> **Exercise instructions**
Copy only what lies from the line containing "What Plotly code" through the line containing "izq, der, arr, aba = 27, 951, 24, 948" in the entries below, keeping both end lines exact and dropping every picture.

> **Dataset excerpts**
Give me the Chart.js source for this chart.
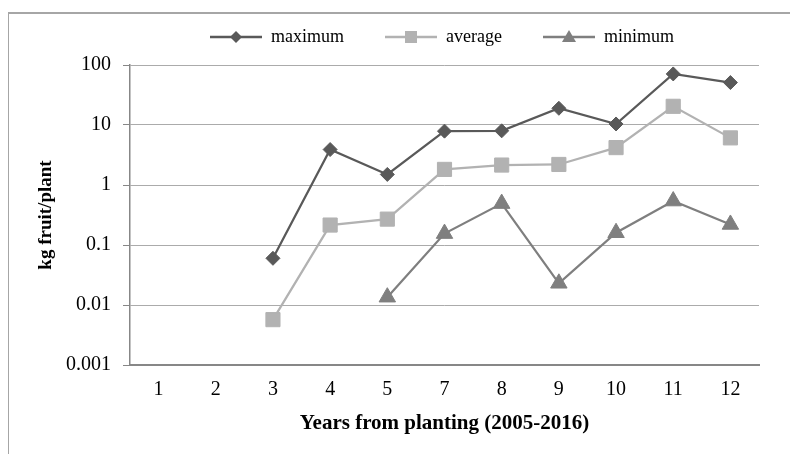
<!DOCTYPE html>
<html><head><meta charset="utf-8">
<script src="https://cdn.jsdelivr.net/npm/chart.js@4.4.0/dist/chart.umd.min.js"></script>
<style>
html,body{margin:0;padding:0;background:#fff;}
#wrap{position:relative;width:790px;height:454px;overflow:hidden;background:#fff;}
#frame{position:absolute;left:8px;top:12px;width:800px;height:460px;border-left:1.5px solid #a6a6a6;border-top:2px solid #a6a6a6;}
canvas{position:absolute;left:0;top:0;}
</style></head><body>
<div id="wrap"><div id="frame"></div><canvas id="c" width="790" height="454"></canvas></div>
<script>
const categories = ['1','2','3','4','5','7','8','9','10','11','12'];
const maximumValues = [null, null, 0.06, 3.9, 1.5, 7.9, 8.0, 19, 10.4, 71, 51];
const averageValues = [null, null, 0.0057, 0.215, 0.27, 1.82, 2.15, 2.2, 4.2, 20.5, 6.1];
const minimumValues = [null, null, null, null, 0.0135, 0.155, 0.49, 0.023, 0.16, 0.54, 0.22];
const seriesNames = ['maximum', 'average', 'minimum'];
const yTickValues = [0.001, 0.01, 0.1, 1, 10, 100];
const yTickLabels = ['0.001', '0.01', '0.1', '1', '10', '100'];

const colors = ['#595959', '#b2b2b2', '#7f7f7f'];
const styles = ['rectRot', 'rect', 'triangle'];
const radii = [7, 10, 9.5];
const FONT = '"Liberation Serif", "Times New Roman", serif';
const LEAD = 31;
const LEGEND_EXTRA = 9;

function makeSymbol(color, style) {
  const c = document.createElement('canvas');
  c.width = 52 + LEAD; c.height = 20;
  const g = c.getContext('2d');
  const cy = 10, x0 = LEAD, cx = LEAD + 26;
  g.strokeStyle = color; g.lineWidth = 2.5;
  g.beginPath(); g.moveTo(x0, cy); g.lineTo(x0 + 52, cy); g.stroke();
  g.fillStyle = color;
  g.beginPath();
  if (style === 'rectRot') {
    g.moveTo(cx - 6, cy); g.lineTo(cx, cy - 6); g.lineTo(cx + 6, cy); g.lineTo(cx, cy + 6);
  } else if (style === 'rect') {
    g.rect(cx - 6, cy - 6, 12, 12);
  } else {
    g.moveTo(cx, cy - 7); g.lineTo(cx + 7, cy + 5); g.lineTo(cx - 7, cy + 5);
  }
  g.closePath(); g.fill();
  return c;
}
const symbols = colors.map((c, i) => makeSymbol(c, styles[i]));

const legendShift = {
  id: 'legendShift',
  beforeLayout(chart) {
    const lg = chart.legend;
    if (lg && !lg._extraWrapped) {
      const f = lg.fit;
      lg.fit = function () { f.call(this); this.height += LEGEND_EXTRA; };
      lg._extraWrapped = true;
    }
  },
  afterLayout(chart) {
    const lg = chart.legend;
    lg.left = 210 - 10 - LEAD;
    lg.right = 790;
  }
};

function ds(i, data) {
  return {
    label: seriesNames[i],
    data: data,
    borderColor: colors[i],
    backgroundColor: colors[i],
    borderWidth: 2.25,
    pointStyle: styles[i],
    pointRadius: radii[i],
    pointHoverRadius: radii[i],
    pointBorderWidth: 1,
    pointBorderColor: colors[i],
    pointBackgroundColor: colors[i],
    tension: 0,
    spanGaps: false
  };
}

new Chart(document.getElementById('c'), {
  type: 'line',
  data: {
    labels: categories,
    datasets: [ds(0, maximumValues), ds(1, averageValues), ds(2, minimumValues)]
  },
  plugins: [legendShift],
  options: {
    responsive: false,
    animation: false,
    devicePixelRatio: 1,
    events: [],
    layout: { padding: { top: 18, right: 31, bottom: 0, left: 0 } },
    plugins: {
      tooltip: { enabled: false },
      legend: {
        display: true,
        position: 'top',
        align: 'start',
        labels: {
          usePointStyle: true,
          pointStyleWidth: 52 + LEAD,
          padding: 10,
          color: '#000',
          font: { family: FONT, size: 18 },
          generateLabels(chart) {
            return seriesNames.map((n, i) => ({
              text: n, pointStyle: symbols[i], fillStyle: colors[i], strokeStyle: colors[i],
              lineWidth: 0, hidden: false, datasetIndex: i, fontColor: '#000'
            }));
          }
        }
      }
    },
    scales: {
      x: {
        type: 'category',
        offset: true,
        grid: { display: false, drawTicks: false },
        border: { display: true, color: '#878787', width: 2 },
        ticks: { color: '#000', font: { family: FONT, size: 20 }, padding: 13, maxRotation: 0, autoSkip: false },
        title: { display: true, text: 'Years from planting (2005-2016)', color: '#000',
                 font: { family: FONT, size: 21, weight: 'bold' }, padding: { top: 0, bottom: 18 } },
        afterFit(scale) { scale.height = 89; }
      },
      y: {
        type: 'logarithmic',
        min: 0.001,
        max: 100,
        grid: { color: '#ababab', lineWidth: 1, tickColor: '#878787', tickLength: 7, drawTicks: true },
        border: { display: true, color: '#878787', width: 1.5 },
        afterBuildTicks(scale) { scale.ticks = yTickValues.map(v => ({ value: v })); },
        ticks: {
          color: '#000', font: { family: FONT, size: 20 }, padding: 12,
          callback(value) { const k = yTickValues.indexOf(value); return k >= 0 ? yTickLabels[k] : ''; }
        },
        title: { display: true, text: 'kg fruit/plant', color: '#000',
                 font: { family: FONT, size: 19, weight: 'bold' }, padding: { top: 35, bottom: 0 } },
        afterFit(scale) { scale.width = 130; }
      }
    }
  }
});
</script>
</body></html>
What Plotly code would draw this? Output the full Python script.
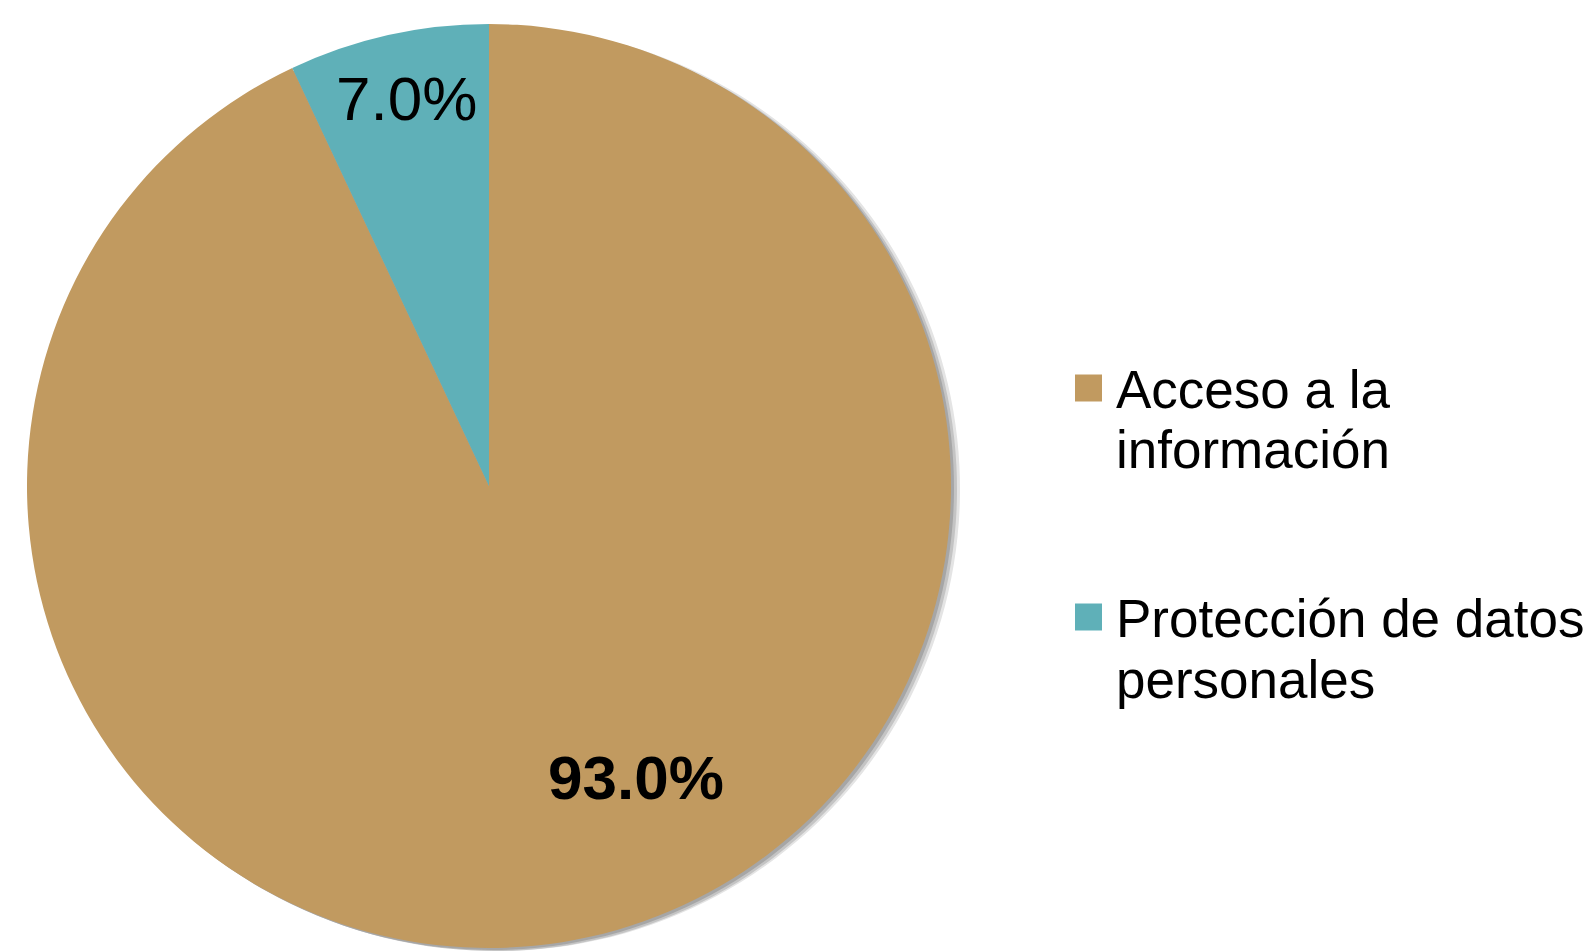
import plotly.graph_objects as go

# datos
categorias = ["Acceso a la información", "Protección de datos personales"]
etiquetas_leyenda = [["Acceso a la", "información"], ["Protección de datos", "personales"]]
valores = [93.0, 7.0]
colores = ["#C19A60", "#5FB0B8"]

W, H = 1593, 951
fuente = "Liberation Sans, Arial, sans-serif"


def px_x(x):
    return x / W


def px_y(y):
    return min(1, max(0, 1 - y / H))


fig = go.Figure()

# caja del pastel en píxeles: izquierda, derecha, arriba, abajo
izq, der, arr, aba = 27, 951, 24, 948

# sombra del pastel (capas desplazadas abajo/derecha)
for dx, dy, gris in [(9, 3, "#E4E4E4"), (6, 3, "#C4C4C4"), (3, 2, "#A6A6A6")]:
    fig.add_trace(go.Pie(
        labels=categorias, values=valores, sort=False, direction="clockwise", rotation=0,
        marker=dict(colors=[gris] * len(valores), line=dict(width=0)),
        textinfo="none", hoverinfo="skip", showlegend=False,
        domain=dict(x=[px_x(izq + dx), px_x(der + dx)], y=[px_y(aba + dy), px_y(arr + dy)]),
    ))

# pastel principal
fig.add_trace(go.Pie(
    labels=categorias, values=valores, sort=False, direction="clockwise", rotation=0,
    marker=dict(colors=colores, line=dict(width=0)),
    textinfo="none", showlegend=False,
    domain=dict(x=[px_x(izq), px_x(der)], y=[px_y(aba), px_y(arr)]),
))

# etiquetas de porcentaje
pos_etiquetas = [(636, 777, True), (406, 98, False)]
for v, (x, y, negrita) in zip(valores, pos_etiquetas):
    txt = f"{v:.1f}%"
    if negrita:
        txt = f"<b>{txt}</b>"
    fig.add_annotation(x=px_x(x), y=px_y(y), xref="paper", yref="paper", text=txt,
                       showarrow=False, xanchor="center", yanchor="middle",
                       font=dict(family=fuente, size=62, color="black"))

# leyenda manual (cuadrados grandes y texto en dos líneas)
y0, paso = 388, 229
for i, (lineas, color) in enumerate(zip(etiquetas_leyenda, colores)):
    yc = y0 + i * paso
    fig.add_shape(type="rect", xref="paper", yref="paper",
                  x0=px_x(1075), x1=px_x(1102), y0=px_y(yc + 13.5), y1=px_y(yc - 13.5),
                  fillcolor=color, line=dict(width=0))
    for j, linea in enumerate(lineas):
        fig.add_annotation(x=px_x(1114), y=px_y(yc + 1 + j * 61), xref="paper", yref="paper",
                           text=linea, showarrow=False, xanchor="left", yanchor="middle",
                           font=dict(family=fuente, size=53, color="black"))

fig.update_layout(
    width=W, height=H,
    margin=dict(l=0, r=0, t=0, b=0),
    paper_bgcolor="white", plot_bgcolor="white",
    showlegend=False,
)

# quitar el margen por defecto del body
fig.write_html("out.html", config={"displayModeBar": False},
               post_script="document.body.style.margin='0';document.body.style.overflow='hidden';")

> **Solution to the exercise**
What Plotly code would draw this? Output the full Python script.
import plotly.graph_objects as go

# datos
categorias = ["Acceso a la información", "Protección de datos personales"]
etiquetas_leyenda = [["Acceso a la", "información"], ["Protección de datos", "personales"]]
valores = [93.0, 7.0]
colores = ["#C19A60", "#5FB0B8"]

W, H = 1593, 951
fuente = "Liberation Sans, Arial, sans-serif"


def px_x(x):
    return x / W


def px_y(y):
    return min(1, max(0, 1 - y / H))


fig = go.Figure()

# caja del pastel en píxeles: izquierda, derecha, arriba, abajo
izq, der, arr, aba = 27, 951, 24, 948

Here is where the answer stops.